Beyond static descriptor reading, Wireshark with USBPcap on Windows and the kernel’s usbmon module on Linux let you capture live USB traffic. This is the network packet capture equivalent for USB. If a vendor application already talks to the device, capturing that traffic and correlating it with descriptor information gives you most of what you need to replicate the protocol from scratch. The captures show the actual control requests, the bulk payloads, and the timing between transfers.

Where Userspace Drivers Are Used in Production

Several mature projects demonstrate what this approach produces at scale. libgphoto2 implements PTP and MTP over USB for hundreds of camera models entirely from userspace; it is the foundation for camera tethering on Linux. OpenRazer drives Razer peripherals on Linux using custom report-based protocols over HID. libfprint handles fingerprint readers and ships in most major Linux distributions. None of these required kernel modules.

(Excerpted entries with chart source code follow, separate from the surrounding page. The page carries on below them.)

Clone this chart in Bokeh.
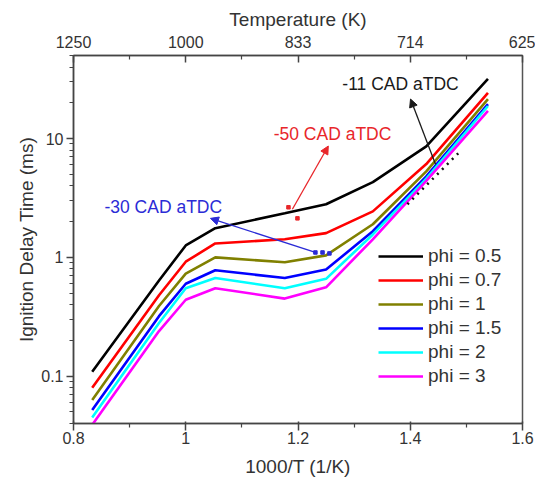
from bokeh.plotting import figure
from bokeh.models import (LinearAxis, FixedTicker, CustomJSTickFormatter, Legend,
                          LegendItem, Label, Arrow, NormalHead)
from bokeh.embed import file_html
from bokeh.resources import INLINE

# ---------------- data ----------------
temps_K = [1200, 1050, 1000, 950, 850, 800, 750, 700, 650]
inv_T = [1000.0 / t for t in temps_K]

phi_labels = ["phi = 0.5", "phi = 0.7", "phi = 1", "phi = 1.5", "phi = 2", "phi = 3"]
phi_colors = ["#000000", "#ff0000", "#808000", "#0000ff", "#00ffff", "#ff00ff"]
idt_phi_05 = [0.109, 0.64, 1.26, 1.76, 2.35, 2.8, 4.3, 8.6, 31.8]
idt_phi_07 = [0.080, 0.48, 0.92, 1.31, 1.42, 1.6, 2.44, 6.1, 24.2]
idt_phi_1 = [0.063, 0.39, 0.73, 1.00, 0.91, 1.04, 1.9, 5.3, 21.5]
idt_phi_15 = [0.052, 0.32, 0.60, 0.78, 0.67, 0.79, 1.66, 4.8, 19.5]
idt_phi_2 = [0.045, 0.28, 0.55, 0.67, 0.55, 0.66, 1.56, 4.6, 18.8]
idt_phi_3 = [0.039, 0.24, 0.44, 0.55, 0.45, 0.56, 1.42, 4.4, 17.1]
series = [idt_phi_05, idt_phi_07, idt_phi_1, idt_phi_15, idt_phi_2, idt_phi_3]

x_ticks = [0.8, 1.0, 1.2, 1.4, 1.6]
x_minor = [0.9, 1.1, 1.3, 1.5]
top_tick_labels = ["1250", "1000", "833", "714", "625"]
y_ticks = [0.1, 1, 10]
y_tick_labels = ["0.1", "1", "10"]
y_minor = [0.04, 0.05, 0.06, 0.07, 0.08, 0.09, 0.2, 0.3, 0.4, 0.5, 0.6, 0.7, 0.8, 0.9,
           2, 3, 4, 5, 6, 7, 8, 9, 20, 30, 40, 50]

# annotations
ann_texts = ["-11 CAD aTDC", "-50 CAD aTDC", "-30 CAD aTDC"]
ann_colors = ["#1a1a1a", "#e8262a", "#2b2bd6"]
ann_text_x = [1.3826, 1.2615, 0.960]
ann_text_y = [28.8, 10.9, 2.64]
ann_arrow_x0 = [1.445, 1.190, 1.231]
ann_arrow_y0 = [6.09, 2.54, 1.10]
ann_arrow_x1 = [1.4005, 1.254, 1.044]
ann_arrow_y1 = [21.5, 8.65, 2.13]
dots11_x = [1.395, 1.4895]
dots11_y = [2.80, 7.85]
dots50_x = [1.183, 1.199]
dots50_y = [2.64, 2.13]
dots30_x = [1.231, 1.2437, 1.256]
dots30_y = [1.10, 1.10, 1.08]

FONT = "Liberation Sans"
TXT = "#333333"

p = figure(width=535, height=484, x_range=(0.8, 1.6), y_range=(0.04, 50),
           y_axis_type="log", output_backend="svg", toolbar_location=None,
           min_border_left=73, min_border_right=13, min_border_top=55,
           min_border_bottom=61, background_fill_color="white",
           border_fill_color="white")
p.xgrid.visible = False
p.ygrid.visible = False
p.outline_line_color = "#555555"
p.outline_line_width = 1.5

# bottom axis
xa = p.xaxis[0]
xa.ticker = FixedTicker(ticks=x_ticks, minor_ticks=x_minor)
xa.axis_label = "1000/T (1/K)"
# left axis
ya = p.yaxis[0]
ya.ticker = FixedTicker(ticks=y_ticks, minor_ticks=y_minor)
ya.formatter = CustomJSTickFormatter(args=dict(t=y_ticks, l=y_tick_labels), code="""
const i = t.findIndex(v => Math.abs(Math.log10(v) - Math.log10(tick)) < 1e-6);
return i >= 0 ? l[i] : "";
""")
ya.axis_label = "Ignition Delay Time (ms)"

top = LinearAxis(ticker=FixedTicker(ticks=x_ticks, minor_ticks=x_minor),
                 formatter=CustomJSTickFormatter(args=dict(t=x_ticks, l=top_tick_labels), code="""
const i = t.findIndex(v => Math.abs(v - tick) < 1e-6);
return i >= 0 ? l[i] : "";
"""), axis_label="Temperature (K)")
p.add_layout(top, "above")

for ax in [xa, ya, top]:
    ax.axis_line_color = "#444444"
    ax.axis_line_width = 1.5
    ax.major_tick_line_color = "#444444"
    ax.minor_tick_line_color = "#444444"
    ax.major_tick_line_width = 1.5
    ax.minor_tick_line_width = 1.2
    ax.major_label_text_font = FONT
    ax.major_label_text_font_size = "16px"
    ax.major_label_text_color = TXT
    ax.axis_label_text_font = FONT
    ax.axis_label_text_font_size = "19px"
    ax.axis_label_text_font_style = "normal"
    ax.axis_label_text_color = TXT

xa.major_tick_in = 2
xa.major_tick_out = 7
xa.minor_tick_in = 0
xa.minor_tick_out = 4
xa.major_label_standoff = 1
xa.axis_label_standoff = 9

ya.major_tick_in = 0
ya.major_tick_out = 7
ya.minor_tick_in = 0
ya.minor_tick_out = 4
ya.major_label_standoff = 3
ya.axis_label_standoff = 1

top.major_tick_in = 7
top.major_tick_out = 0
top.minor_tick_in = 4
top.minor_tick_out = 0
top.major_label_standoff = 8
top.axis_label_standoff = 3

items = []
for lab, col, ys in zip(phi_labels, phi_colors, series):
    r = p.line(inv_T, ys, line_color=col, line_width=2.6)
    items.append(LegendItem(label=lab, renderers=[r]))

legend = Legend(items=items, location=(305, 35), padding=0, margin=0, spacing=0,
                glyph_width=45, glyph_height=24, label_height=24, label_standoff=5,
                label_text_font=FONT, label_text_font_size="19px", label_text_color=TXT,
                border_line_color=None, background_fill_alpha=0)
p.add_layout(legend)

# annotation marks
p.line(dots11_x, dots11_y, line_color="#111111", line_width=2.5, line_dash="2 5")
p.scatter(dots50_x, dots50_y, marker="square", size=3.5, color=ann_colors[1])
p.scatter(dots30_x, dots30_y, marker="square", size=3.5, color=ann_colors[2])

for txt, col, tx, ty, x0, y0, x1, y1 in zip(ann_texts, ann_colors, ann_text_x, ann_text_y,
                                           ann_arrow_x0, ann_arrow_y0, ann_arrow_x1, ann_arrow_y1):
    p.add_layout(Arrow(x_start=x0, y_start=y0, x_end=x1, y_end=y1, line_color=col,
                       line_width=1.3,
                       end=NormalHead(size=8, fill_color=col, line_color=col)))
    p.add_layout(Label(x=tx, y=ty, text=txt, text_color=col, text_font=FONT,
                       text_font_size="17.5px", text_align="center",
                       text_baseline="middle"))

open("out.html", "w").write(file_html(p, INLINE))
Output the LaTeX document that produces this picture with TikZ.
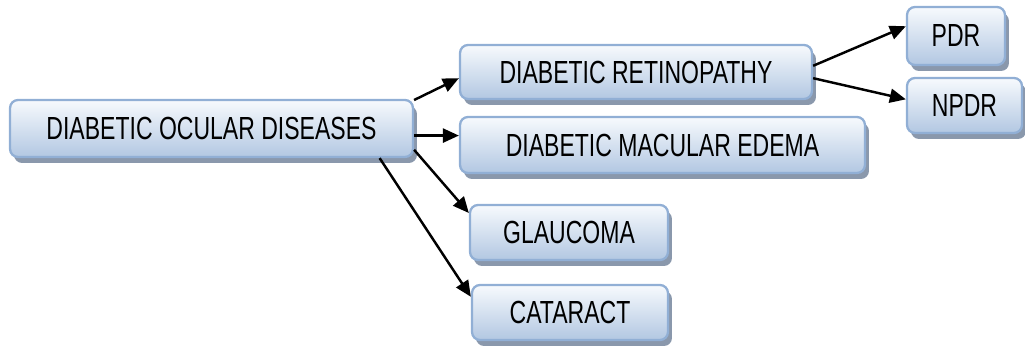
\documentclass[tikz,border=0pt]{standalone}
\usepackage{fontspec}
\setmainfont{Liberation Sans}[FakeStretch=0.72]
\usepackage{xcolor}
\usepackage{tikz}
\usetikzlibrary{positioning,arrows.meta,shadows}
\definecolor{boxborder}{RGB}{145,175,213}
\definecolor{boxtop}{RGB}{247,250,253}
\definecolor{boxbottom}{RGB}{178,199,226}
\definecolor{boxshadow}{RGB}{138,152,172}
\tikzstyle{disease} = [rectangle, rounded corners=0.16cm, draw=boxborder, line width=1.3pt, top color=boxtop, bottom color=boxbottom, drop shadow={shadow xshift=0.08cm, shadow yshift=-0.12cm, fill=boxshadow, opacity=1}, inner sep=0pt, text centered, font=\fontsize{18.2}{22}\selectfont]
\tikzstyle{arrow} = [line width=1.4pt, -{Triangle[length=0.32cm,width=0.28cm]}]
\begin{document}
\begin{tikzpicture}[x=0.02cm, y=-0.02cm]
		\useasboundingbox (0,0) rectangle (1025,347);
		\coordinate (main) at (211.5,128.5);
		\coordinate (dr) at (636,72);
		\coordinate (dme) at (662.5,145);
		\coordinate (glaucoma) at (569,232.5);
		\coordinate (cataract) at (570,312.5);
		\coordinate (pdr) at (956,36);
		\coordinate (npdr) at (964.5,105.5);
		% Root
		\begin{scope}[every node/.style={disease}]
		\node[name=main, minimum width=8.06cm, minimum height=1.14cm] at (main) {DIABETIC OCULAR DISEASES};
		\end{scope}
		% Diseases
		\begin{scope}[every node/.style={disease, minimum height=1.1cm}]
		\node[name=dr, minimum width=7.04cm, minimum height=1.08cm] at (dr) {DIABETIC RETINOPATHY};
		\node[name=dme, minimum width=8.1cm, minimum height=1.12cm] at (dme) {DIABETIC MACULAR EDEMA};
		\node[name=glaucoma, minimum width=3.96cm] at (glaucoma) {GLAUCOMA};
		\node[name=cataract, minimum width=3.92cm] at (cataract) {CATARACT};
		\end{scope}
		% Retinopathy types
		\begin{scope}[every node/.style={disease}]
		\node[name=pdr, minimum width=1.96cm, minimum height=1.16cm] at (pdr) {PDR};
		\node[name=npdr, minimum width=2.3cm, minimum height=1.1cm] at (npdr) {NPDR};
		\end{scope}
		\draw [arrow] (main.8.5)--(dr.182);
		\draw [arrow] (main.-2)--(main.-2 -| dme.west);
		\draw [arrow] (main.-6)--(glaucoma.169);
		\draw [arrow] (main.-10)--(cataract.171);
		\draw [arrow] (dr.2.6)--(pdr.169.6);
		\draw [arrow] (dr.-2.3)--(npdr.174.5);
\end{tikzpicture}
\end{document}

The common pattern across all of them: read the descriptors to understand the device structure, identify which interface and endpoints carry the relevant traffic, capture or reverse-engineer the protocol if there is no documentation, then implement the transfer sequences. The descriptor hierarchy told them where to start; protocol analysis or vendor documentation filled in the rest.

The userspace approach also has a meaningful safety advantage over kernel driver development. A bug in a userspace driver crashes your process. A bug in a kernel driver can panic the machine. For most device work outside of performance-critical mass storage or streaming scenarios, userspace is the right layer to be in.

The werwolv article is a solid starting point for getting oriented in this space. The next step after reading it is to pick up a device, run the descriptor enumeration above against it, and see what the hierarchy tells you before writing anything else. That first read is usually more informative than searching for documentation, because the device carries its own map.